Fulacht fia, Webbsborough, Co. Kilkenny
Co. Kilkenny |
Settlement Sites
In a reclaimed field near Webbsborough, Co. Kilkenny, there is a prehistoric cooking site that cannot be seen from the surface.
It leaves no impression on the grass, no mound, no obvious trace, yet the ground beneath holds the remnants of a fulacht fia, a type of Bronze Age cooking or processing site found widely across Ireland. The typical form involves a trough, usually timber-lined or stone-lined, which was filled with water and heated by dropping fire-cracked stones into it; the crescent-shaped mounds of shattered, blackened stone that built up around such troughs are often what survives into the modern landscape, though in this case nothing is visible at ground level at all.

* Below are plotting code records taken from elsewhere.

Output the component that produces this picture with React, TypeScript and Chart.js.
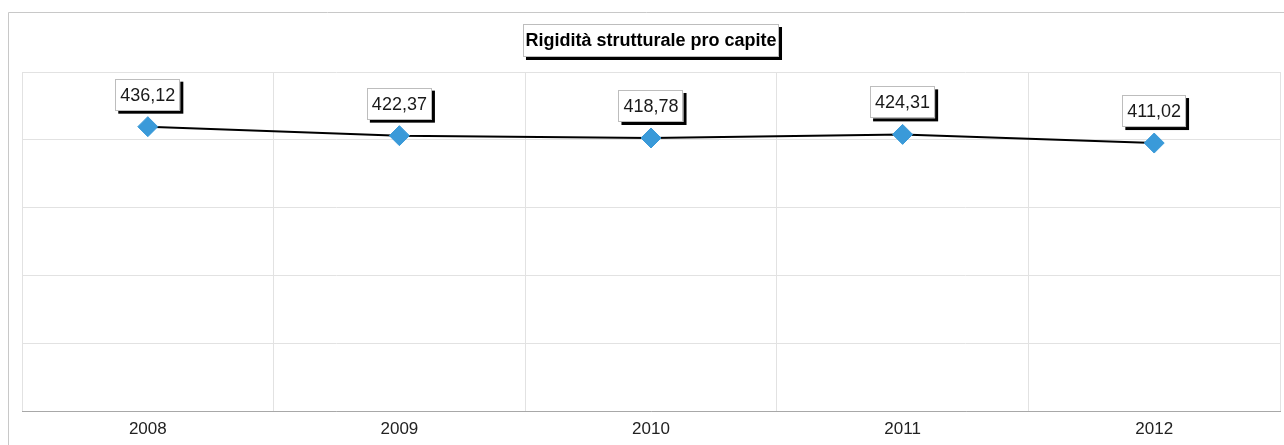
import React, { useEffect, useRef } from 'react';
import { Chart, registerables } from 'chart.js';

Chart.register(...registerables);

const TITLE = 'Rigidità strutturale pro capite';
const years: string[] = ['2008', '2009', '2010', '2011', '2012'];
const values: number[] = [436.12, 422.37, 418.78, 424.31, 411.02];
const Y_MIN = 0;
const Y_MAX = 520;
const Y_STEP = 104;

const fmt = (v: number) => v.toFixed(2).replace('.', ',');

function shadowBox(ctx: CanvasRenderingContext2D, x: number, y: number, w: number, h: number) {
  ctx.fillStyle = '#000';
  ctx.fillRect(x + 3, y + 3, w, h);
  ctx.fillStyle = '#fff';
  ctx.fillRect(x, y, w, h);
  ctx.strokeStyle = '#bdbdbd';
  ctx.lineWidth = 1;
  ctx.strokeRect(Math.round(x) + 0.5, Math.round(y) + 0.5, Math.round(w) - 1, Math.round(h) - 1);
}

const decoPlugin = {
  id: 'deco',
  beforeDraw(chart: any) {
    const ctx = chart.ctx as CanvasRenderingContext2D;
    ctx.save();
    ctx.fillStyle = '#fff';
    ctx.fillRect(0, 0, chart.width, chart.height);
    ctx.strokeStyle = '#c8c8c8';
    ctx.lineWidth = 1;
    ctx.beginPath();
    ctx.moveTo(8.5, chart.height);
    ctx.lineTo(8.5, 12.5);
    ctx.lineTo(chart.width, 12.5);
    ctx.stroke();
    ctx.restore();
  },
  afterDraw(chart: any) {
    const ctx = chart.ctx as CanvasRenderingContext2D;
    const area = chart.chartArea;
    ctx.save();
    // title box
    ctx.font = 'bold 18px Arial, "Liberation Sans", sans-serif';
    const tw = ctx.measureText(TITLE).width;
    const bw = tw + 5;
    const bh = 33;
    const cx = (area.left + area.right) / 2;
    const bx = cx - bw / 2;
    const by = 24;
    shadowBox(ctx, bx, by, bw, bh);
    ctx.fillStyle = '#000';
    ctx.textAlign = 'center';
    ctx.textBaseline = 'middle';
    ctx.fillText(TITLE, cx, by + bh / 2 + 1);

    // data labels
    const meta = chart.getDatasetMeta(0);
    ctx.font = '18px Arial, "Liberation Sans", sans-serif';
    meta.data.forEach((pt: any, i: number) => {
      const txt = fmt(values[i]);
      const w = ctx.measureText(txt).width + 10;
      const h = 32;
      const x = pt.x - w / 2;
      const y = pt.y - 16 - h;
      shadowBox(ctx, x, y, w, h);
      ctx.fillStyle = '#1a1a1a';
      ctx.textAlign = 'center';
      ctx.textBaseline = 'middle';
      ctx.fillText(txt, pt.x, y + h / 2 + 1);
    });
    ctx.restore();
  },
};

export default function App() {
  const ref = useRef<HTMLCanvasElement | null>(null);
  useEffect(() => {
    if (!ref.current) return;
    const chart = new Chart(ref.current, {
      type: 'line',
      data: {
        labels: years,
        datasets: [
          {
            data: values,
            borderColor: '#000',
            borderWidth: 2,
            pointStyle: 'rectRot',
            pointRadius: 10,
            pointBackgroundColor: '#3a9ad9',
            pointBorderColor: '#3a9ad9',
            pointBorderWidth: 1,
            tension: 0,
            fill: false,
          },
        ],
      },
      options: {
        animation: false,
        responsive: false,
        maintainAspectRatio: false,
        events: [],
        layout: { autoPadding: false, padding: { left: 22, right: 4, top: 72, bottom: 0 } },
        plugins: {
          legend: { display: false },
          tooltip: { enabled: false },
          title: { display: false },
        },
        scales: {
          x: {
            offset: true,
            grid: { color: '#e2e2e2', drawTicks: false, offset: true },
            border: { color: '#a8a8a8', width: 1 },
            ticks: {
              padding: 8,
              color: '#222',
              font: { family: 'Arial, "Liberation Sans", sans-serif', size: 17 },
            },
            afterFit: (s: any) => {
              s.height = 34;
            },
          },
          y: {
            min: Y_MIN,
            max: Y_MAX,
            ticks: { display: false, stepSize: Y_STEP },
            grid: { color: '#e2e2e2', drawTicks: false },
            border: { display: false },
            afterFit: (s: any) => {
              s.width = 0;
            },
          },
        },
      },
      plugins: [decoPlugin],
    });
    return () => chart.destroy();
  }, []);
  return (
    <div style={{ position: 'fixed', left: 0, top: 0, width: 1284, height: 445 }}>
      <canvas ref={ref} width={1284} height={445} style={{ display: 'block' }} />
    </div>
  );
}
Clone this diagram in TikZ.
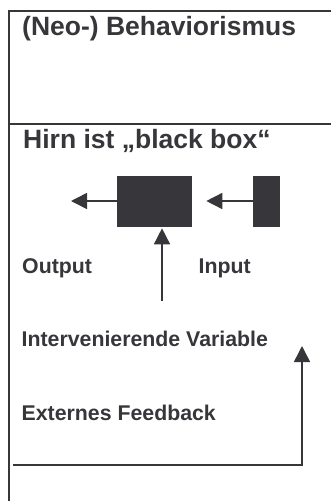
\documentclass[tikz,border=0pt]{standalone}
\usepackage{fontspec}
\setmainfont{Liberation Sans}
\usetikzlibrary{arrows.meta}
\definecolor{ink}{RGB}{55,54,58}
\begin{document}
\begin{tikzpicture}[x=1pt,y=-1pt,
  frame/.style={draw=ink,line width=2pt},
  blk/.style={fill=ink,draw=ink,line width=0.6pt,inner sep=0pt},
  conn/.style={draw=ink,line width=1.5pt,-{Triangle[length=16pt,width=16pt]}},
  title/.style={anchor=base west,inner sep=0pt,text=ink,font=\fontsize{26.5}{30}\selectfont\bfseries},
  lbl/.style={anchor=base west,inner sep=0pt,text=ink,font=\fontsize{21.3}{25}\selectfont\bfseries}]
\useasboundingbox (0,0) rectangle (330,501);
% frame
\coordinate (tl) at (9,11);
\coordinate (tr) at (331,11);
\coordinate (bl) at (9,502);
\coordinate (dl) at (9,124);
\coordinate (dr) at (331,124);
\draw[frame] (tr) -- (tl) -- (bl);
\draw[frame] (dl) -- (dr);
% titles
\node[title] (t1) at (22,35) {(Neo-) Behaviorismus};
\node[title] (t2) at (23,148) {Hirn ist „black box“};
% boxes
\node[blk,minimum width=74pt,minimum height=50pt] (big) at (154,201) {};
\node[blk,minimum width=26pt,minimum height=50pt] (small) at (266,201) {};
\coordinate (outend) at (71,201);
\draw[conn] (big.west) -- (outend);
\draw[conn] (small.west) -- (big.east) [shorten >=15pt];
\coordinate (ivstart) at (162,301);
\draw[conn,shorten >=2pt] (ivstart) -- (ivstart |- big.south);
% labels
\node[lbl] (out) at (22,273) {Output};
\node[lbl] (in) at (198.5,273) {Input};
\node[lbl] (iv) at (21.5,346) {Intervenierende Variable};
\node[lbl] (fb) at (21.5,420) {Externes Feedback};
% feedback loop
\coordinate (fbstart) at (13,465);
\coordinate (fbcorner) at (302,465);
\coordinate (fbend) at (302,346);
\draw[conn] (fbstart) -- (fbcorner) -- (fbend);
\end{tikzpicture}
\end{document}
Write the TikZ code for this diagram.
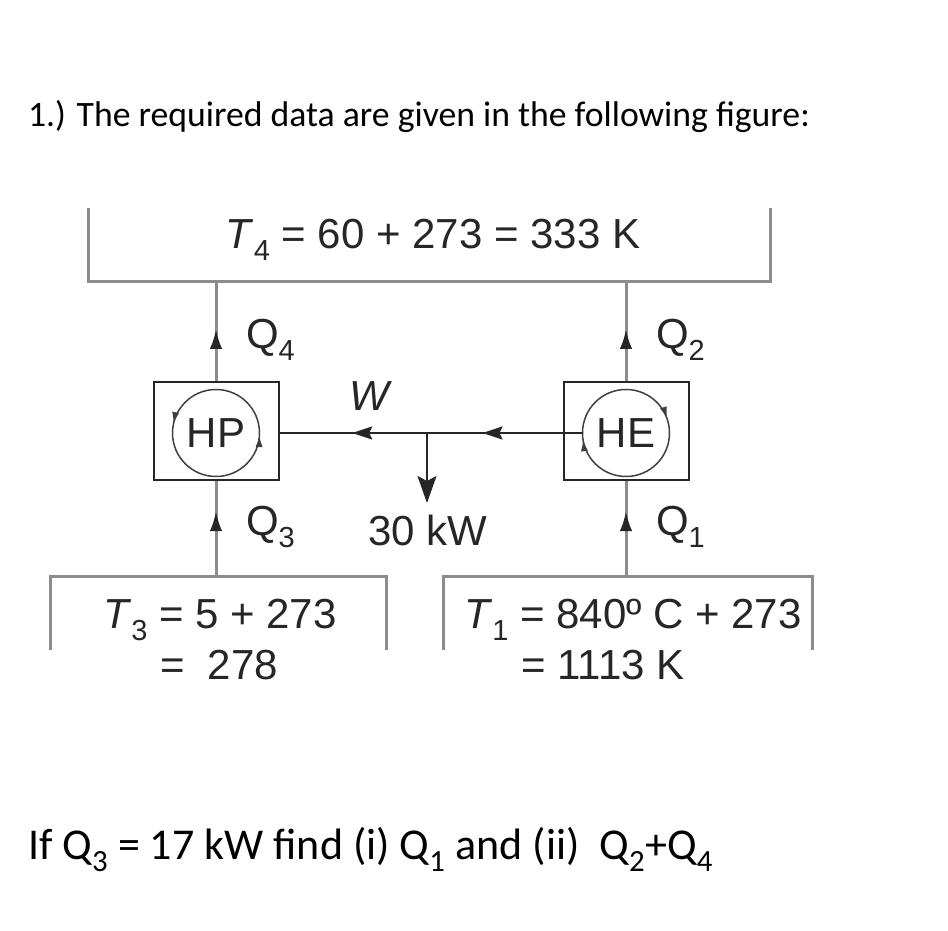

The site sits on a broad terrace just above the floors of the Douglas and Dinin river valleys, in ground that was formerly marshy and has since been reclaimed for agriculture. A stream runs roughly thirty metres to the north, which is entirely consistent with how these sites tend to be positioned; proximity to water was essential to their function. What makes this location particularly interesting is its density. In 1955, Prendergast documented four fulachta fia in this immediate area, publishing the findings in what remains a reference point for the cluster. The three others lie within a few hundred metres: one approximately 360 metres to the west-northwest, another around 160 metres to the west, and a third about 108 metres to the northwest. That concentration, all within a compact stretch of the same valley terrace, suggests this was not an incidental or isolated use of the landscape but a repeatedly chosen place, likely over an extended period of prehistoric activity.